Our own Morgan Meis in The Smart Set:
Back in the olden days, philosophers thought a lot about water. Thales (sometimes considered the first philosopher) went out on a limb and proclaimed that “all is water.” This was a gutsy move given the fact that a simple walk around the block will convince most human beings that all is, in fact, not water. But Thales was after something more profound. He was trying to make a distinction between the “really real” and the way things seem, the way things appear. Water is the foundation, he was saying, water is what its all about. Such a distinction pretty much defined the act of philosophizing from then on.
The next guy to make a big claim about water was Heraclitus. He mentioned, notoriously, that you can't step into the same river twice. For Heraclitus, all was not water. All was, instead, conflict, tension, movement, dynamism. The reason you can't step into the same river twice is because the damn thing changes as part of its nature, its nature is to become different all the time. This led Plato to quip that if the nature of things is so unstable as that, you can't even step in the same river once.
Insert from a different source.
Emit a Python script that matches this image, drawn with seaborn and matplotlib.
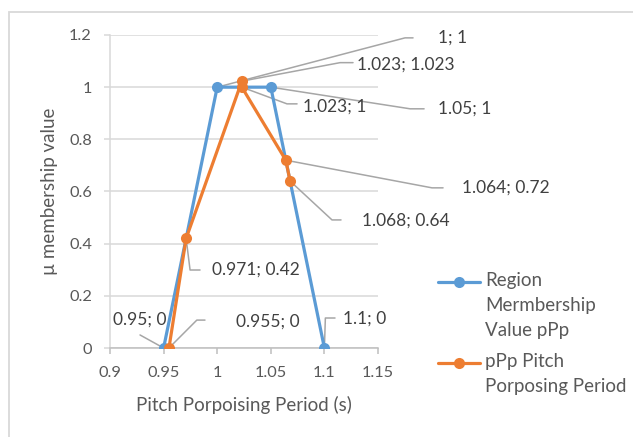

Ever since those early days of the water wars human beings have been trying to figure out what makes one thing one thing and another thing another thing. In very general terms, there have always been some people who are more comfortable with Being and some people who are more comfortable with Becoming. The Being people get excited about how identity remains stable, how a chair is always a chair, a table always a table. The Becoming people are fascinated by the gray areas, the things you can't quite categorize, the fleeting, the indefinite.
Photography, since its invention in the 19th century, has always played the role of a double agent. On one hand, photography fixes time, a notoriously shifty and ever-changing phenomenon. But photography grabs time and sits it down. You could say that photography freezes moments of essence. This pleases the Being people. A photograph has a sliver of forever inside it.
But photography plays the other side of the field as well. That's because photography is in league with the ephemeral. Photography loves the mundane, the seemingly inconsequential. Especially as the technology got simpler to use, photography became the great art of the passing moment. The snapshot is the friend of the Becoming people.